No, because the real world has physical limitations that don't exist in an
infinitely scrollable viewport. We should be exploiting the features/lack-of-
limitations/different-limitations in different kinds of mediums, not
translating the limitations artificially to them because of some sense of
nostalgic aesthetic.

The commonness of vertical scrolling may be a side effect of Latin languages
where we read left-to-right top-to-bottom. You even see this in the way things
like newspapers are laid out: the amount of space is measured in column
inches, the width available is largely fixed. I'd like to think that languages
that read top-to-bottom left-to-right would feature significant horizontal
scrolling on web pages and by computers (I don't know offhand if they do). I
find horizontal scrolling, especially on "artsy" pages where the artist is
making some lame attempt to get the viewer to think about things differently,
jarring. The product comparison on the Logitech website (
<http://www.logitech.com/index.cfm/mice_pointers/mice/> ) is a retail example
of this. It's just slightly not obvious enough to be disconcerting when first
trying to figure out the navigation. And we all know that both horizontal and
vertical scrolling on the same page is really difficult to navigate (although,
a grabber-hand method of scrolling is a reasonable way to implement that, but
how many browsers and non-Adobe products provide that?).

I also wonder how Fitt's Law fits into this.
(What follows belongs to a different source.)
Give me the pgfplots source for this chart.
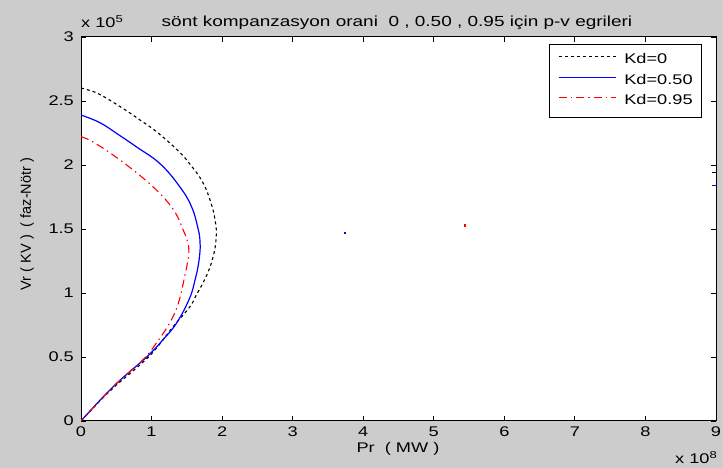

I definitely find horizontal
movement of the mouse, toward the vertical scrollbar at the side of the
window, easier to control than vertical movement to the horizontal scrollbar
at the bottom of the window -- I also pivot from my elbow and wrist easier
than I do from having to lift up my arm to make significant vertical movement
of the mouse. That is, the narrowness of the vertical scrollbar is easier to
hit than the height of the horizontal scrollbar, even though they are the same
size in their respective directions (14px in Chromium on Linux). Same applies
with finger movements for the mouse wheel: my fingers move more easily in the
up-down direction that controls the vertical scroll than it does in the left-
right movement needed to get horizontal movement with those mice that have
side-to-side action on the wheel (in fact, I'm looking for a full-sized
wireless mouse that doesn't have that, they are getting to be hard to find).
Different x-axis and y-axis pointer acceleration may help to counteract that,
but being able to configure that is rare.